Every 30 days, she makes the five-hour trip to the border to renew her stay in South Africa, a technique many immigrants adopt in order to make a decent living without cumbersome paperwork. It’s a price she is willing to pay.
“God gave me this skill to do hair so I love it,” says the soft-spoken Langa, focusing on a mannequin head, but wary of her surrounds, and the omnipresent policemen.
“They took two wigs of mine last week. We followed them and asked them to bring them back but they didn’t,” she says sadly. The wigs cost about R300 ($24) each.
It’s either fight or flight for these hair traders in the CBD.
Langa has to make ends meet somehow; she had run away from an alcoholic husband and has four children to look after. So she has to be street-smart. During the interview, she ably intercepts passersby, goading them to buy her wares.
Langa hopes to make enough money to one day open her own salon in Maputo, miles away from any intrusive metro policeman.
From Limpopo, South Africa
“We sell [on the streets] because there aren’t any jobs.”
Born and raised in a small village in Thohoyandou, Limpopo, Khashane left her home at the age of 21 to seek work in big city Johannesburg.
In 2001, she got her first job in the informal sector as a domestic worker. Nine years later, Khashane decided to become a street vendor.
“You can end up the whole day without selling nothing,” she says when we meet her.
“Like today…yet I will come back in the morning and open my shop again,” she smiles, concealing her disappointment.
Khashane had no idea what she was getting into and sought guidance from her husband who had some experience selling on the streets. They sold socks for a living.
Back then, they didn’t have a stall; they would place their goods on a potato sack and lay them on the concrete street floor. The couple would lose out on thousands each time the police patrolled the area and forcibly removed their goods.
Khashane recalls the pain of having to wake up early, carrying a heavy bag of goods, every day. Their business has grown. Today, they own two stalls between them. She sells accessories, makeup, clothes, underwear, cigarettes and watches.
“When you are selling here in the street they think maybe you are not normal, but all of us went to school.
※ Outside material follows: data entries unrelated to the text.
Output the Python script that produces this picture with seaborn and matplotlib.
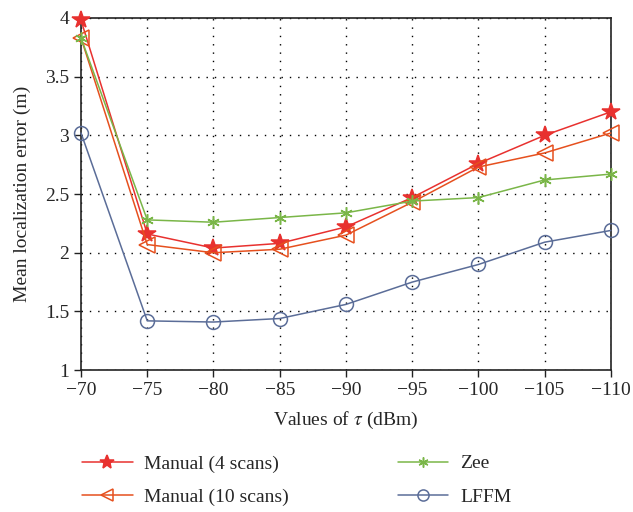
"""
Mean localization error vs tau threshold
"""

import seaborn as sns
import numpy as np
import matplotlib.pyplot as plt

tau = [-70, -75, -80, -85, -90, -95, -100, -105, -110]
manual_4 = [3.98, 2.16, 2.04, 2.08, 2.22, 2.47, 2.76, 3.00, 3.20]
manual_10 = [3.83, 2.07, 2.00, 2.03, 2.15, 2.43, 2.73, 2.85, 3.02]
zee = [3.83, 2.28, 2.26, 2.30, 2.34, 2.44, 2.47, 2.62, 2.67]
lffm = [3.02, 1.42, 1.41, 1.44, 1.56, 1.75, 1.90, 2.09, 2.19]

series = [
    ("Manual (4 scans)", manual_4, "#e8312f", "*", 13, "#e8312f"),
    ("Manual (10 scans)", manual_10, "#e6501e", "<", 11, "none"),
    ("Zee", zee, "#7ab648", (6, 2, 0), 9, "#7ab648"),
    ("LFFM", lffm, "#5b6d98", "o", 10, "none"),
]

sns.set_style("ticks")
plt.rcParams["font.family"] = ["Liberation Serif", "DejaVu Serif"]
plt.rcParams["mathtext.fontset"] = "stix"

fig = plt.figure(figsize=(6.33, 5.12), dpi=100)
ax = fig.add_axes([0.128, 0.277, 0.837, 0.688])

for name, vals, col, mk, ms, fc in series:
    sns.lineplot(x=tau, y=vals, ax=ax, label=name, color=col, lw=1.1,
                 marker=mk, markersize=ms, markerfacecolor=fc,
                 markeredgecolor=col, markeredgewidth=1.1, clip_on=False,
                 zorder=3)

ax.set_xlim(-70, -110)
ax.set_ylim(1, 4)
ax.set_xticks(np.arange(-70, -111, -5))
ax.set_yticks([1, 1.5, 2, 2.5, 3, 3.5, 4])
ax.set_yticklabels(["1", "1.5", "2", "2.5", "3", "3.5", "4"])
ax.grid(True, color="black", linestyle=(0, (1, 5)), linewidth=1.0)
for s in ax.spines.values():
    s.set_color("#222222")
    s.set_linewidth(1.2)
ax.tick_params(labelsize=14, length=5, width=1.0, color="#222222")
ax.set_xlabel("Values of $\\tau$ (dBm)", fontsize=14, labelpad=8)
ax.set_ylabel("Mean localization error (m)", fontsize=14, labelpad=10)

ax.get_legend().remove()
h, l = ax.get_legend_handles_labels()
fig.legend(h, l, loc="lower left", bbox_to_anchor=(0.102, -0.022), ncol=2,
           frameon=False, fontsize=14, handlelength=2.6, handletextpad=0.6,
           columnspacing=5.6, labelspacing=0.8, markerscale=0.8)

fig.savefig("out.png", dpi=100)
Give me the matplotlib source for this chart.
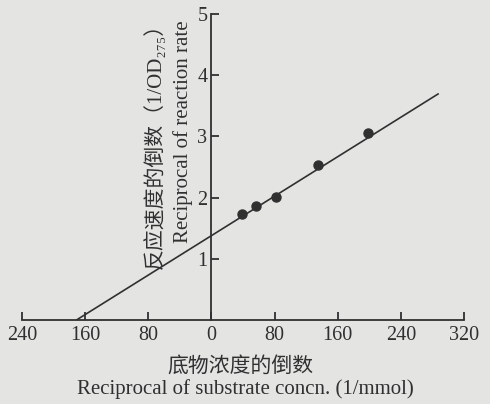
import matplotlib
matplotlib.use("Agg")
import matplotlib.pyplot as plt

# Data
point_x = [39, 57, 82, 135, 198]
point_y = [1.74, 1.86, 2.01, 2.53, 3.06]
line_x = [-171, 288]
line_y = [0.0, 3.70]

x_ticks = [-240, -160, -80, 0, 80, 160, 240, 320]
x_ticklabels = ["240", "160", "80", "0", "80", "160", "240", "320"]
y_ticks = [1, 2, 3, 4, 5]
y_ticklabels = ["1", "2", "3", "4", "5"]

xlabel_cn = "底物浓度的倒数"
xlabel_en = "Reciprocal of substrate concn. (1/mmol)"
ylabel_cn = "反应速度的倒数（1/OD₂₇₅）"
ylabel_en = "Reciprocal of reaction rate"

FAM = ['Liberation Serif', 'Noto Sans CJK SC', 'DejaVu Sans']
BG = '#e4e4e3'
INK = '#303030'

fig = plt.figure(figsize=(4.9, 4.04), dpi=100, facecolor=BG)
ax = fig.add_axes([22/490, 1 - 320/404, (464 - 22)/490, (320 - 14)/404])
ax.set_facecolor(BG)
ax.patch.set_alpha(0)

ax.plot(line_x, line_y, color=INK, lw=1.2, solid_capstyle='butt')
ax.plot(point_x, point_y, 'o', color=INK, ms=6.5, mec=INK)

ax.set_xlim(-240, 320)
ax.set_ylim(0, 5)
for s in ['top', 'right']:
    ax.spines[s].set_visible(False)
ax.spines['left'].set_position(('data', 0))
ax.spines['bottom'].set_position(('data', 0))
for s in ['left', 'bottom']:
    ax.spines[s].set_color(INK)
    ax.spines[s].set_linewidth(1.3)

ax.set_xticks(x_ticks)
ax.set_xticklabels(x_ticklabels)
ax.set_yticks(y_ticks)
ax.set_yticklabels(y_ticklabels)
ax.tick_params(axis='both', direction='in', length=6, width=1.3, color=INK,
               labelcolor=INK, labelsize=14.5)
ax.tick_params(axis='x', pad=4)
ax.tick_params(axis='y', pad=3)
for lab in ax.get_xticklabels() + ax.get_yticklabels():
    lab.set_family(FAM)
for t in ax.get_xticklabels():
    t.set_clip_on(False)

fig.text(240/490, 1 - 367/404, xlabel_cn, family=FAM, fontsize=15, color=INK,
         ha='center', va='center')
fig.text(245/490, 1 - 389/404, xlabel_en, family=FAM, fontsize=15, color=INK,
         ha='center', va='center')
fig.text(155/490, 1 - 141/404, ylabel_cn, family=FAM, fontsize=15, color=INK,
         ha='center', va='center', rotation=90)
fig.text(183/490, 1 - 132/404, ylabel_en, family=FAM, fontsize=15, color=INK,
         ha='center', va='center', rotation=90)

fig.savefig('out.png', dpi=100, facecolor=BG)
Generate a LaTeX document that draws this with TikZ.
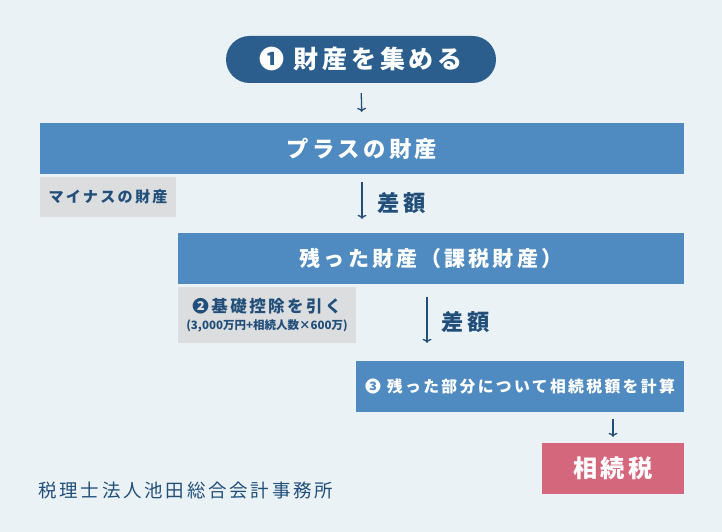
\documentclass[tikz,border=0pt]{standalone}
\usepackage{fontspec}
\setmainfont{Noto Sans CJK JP}[LetterSpace=15]
\usepackage{xcolor}
\usepackage{tikz}
\usetikzlibrary{arrows.meta,calc,positioning}

\definecolor{bgc}{HTML}{EAF2F5}
\definecolor{navy}{HTML}{2B5E8C}
\definecolor{midblue}{HTML}{4F8BC0}
\definecolor{greybox}{HTML}{DBDDDF}
\definecolor{rose}{HTML}{D5677D}
\definecolor{ink}{HTML}{214F7A}

\newcommand{\px}[1]{\fontsize{#1}{#1}\selectfont}

\begin{document}
\begin{tikzpicture}[x=1pt, y=-1pt, arrow/.style = {draw=ink, line width=1.3pt, -{To[length=4pt,width=9pt]}}]
				\tikzset{bar/.style={rectangle, inner sep=0pt, text=white, font=\bfseries}}
				\tikzset{note/.style={bar, fill=greybox, text=ink}}

				\fill[bgc] (0,0) rectangle (722,532);
				\useasboundingbox (0,0) rectangle (722,532);

				\node[bar, fill=navy, rounded corners=23.5pt, minimum width=270, minimum height=47] (collect) at (361,59.5) {\px{25}❶ 財産を集める};
				\node[bar, fill=midblue, minimum width=644, minimum height=51] (plus) at (362,148.5) {\px{22.3}プラスの財産};
				\node[note, minimum width=136, minimum height=40] (minus) at (108,197) {\px{15.1}マイナスの財産};
				\node[bar, fill=midblue, minimum width=506, minimum height=51] (remain) at (431,258.5) {\px{21}残った財産（課税財産）};
				\node[note, minimum width=178, minimum height=56, align=center] (basic) at (267,315) {\px{16.5}❷基礎控除を引く\\[5pt]\px{11.5}\addfontfeature{LetterSpace=0}(3,000万円+相続人数×600万)};
				\node[bar, fill=midblue, minimum width=328, minimum height=51] (calc) at (520,386.5) {\px{15.8}❸ 残った部分について相続税額を計算};
				\node[bar, fill=rose, minimum width=142, minimum height=51] (tax) at (613,468.5) {\px{24.2}相続税};

				\coordinate (mid2) at (427,300);

				\draw [arrow, shorten <=10pt, shorten >=11pt] (collect.south) -- (plus.north);
				\draw [arrow, shorten <=8pt, shorten >=14pt] (plus.south) -- node [right=12pt, text=ink, font=\bfseries\px{22.3}] {差額} (plus.south |- remain.north);
				\draw [arrow, shorten <=13pt, shorten >=18pt] (mid2 |- remain.south) -- node [right=11pt, text=ink, font=\bfseries\px{22.3}] {差額} (mid2 |- calc.north);
				\draw [arrow, shorten <=7pt, shorten >=6pt] (tax.north |- calc.south) -- (tax.north);

				\node[anchor=west, text=ink, inner sep=0pt, font=\px{18.5}] (firm) at (38,490) {税理士法人池田総合会計事務所};

			\end{tikzpicture}
\end{document}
We sell here because there aren’t any jobs,” she says.
The thoughts of feeding her five children keep her going. Four of them are in Limpopo with her mother while the youngest lives with her. Every day, she drops off her two-year-old son at a crèche.
Next to her stall, two Nigerian men sell fruits and clothes. They keep a close watch for thieves. A block away from us, metro policemen are patroling the street. For Khashane, it’s a sight she knows all too well. It’s time to quickly wrap up, run and return tomorrow.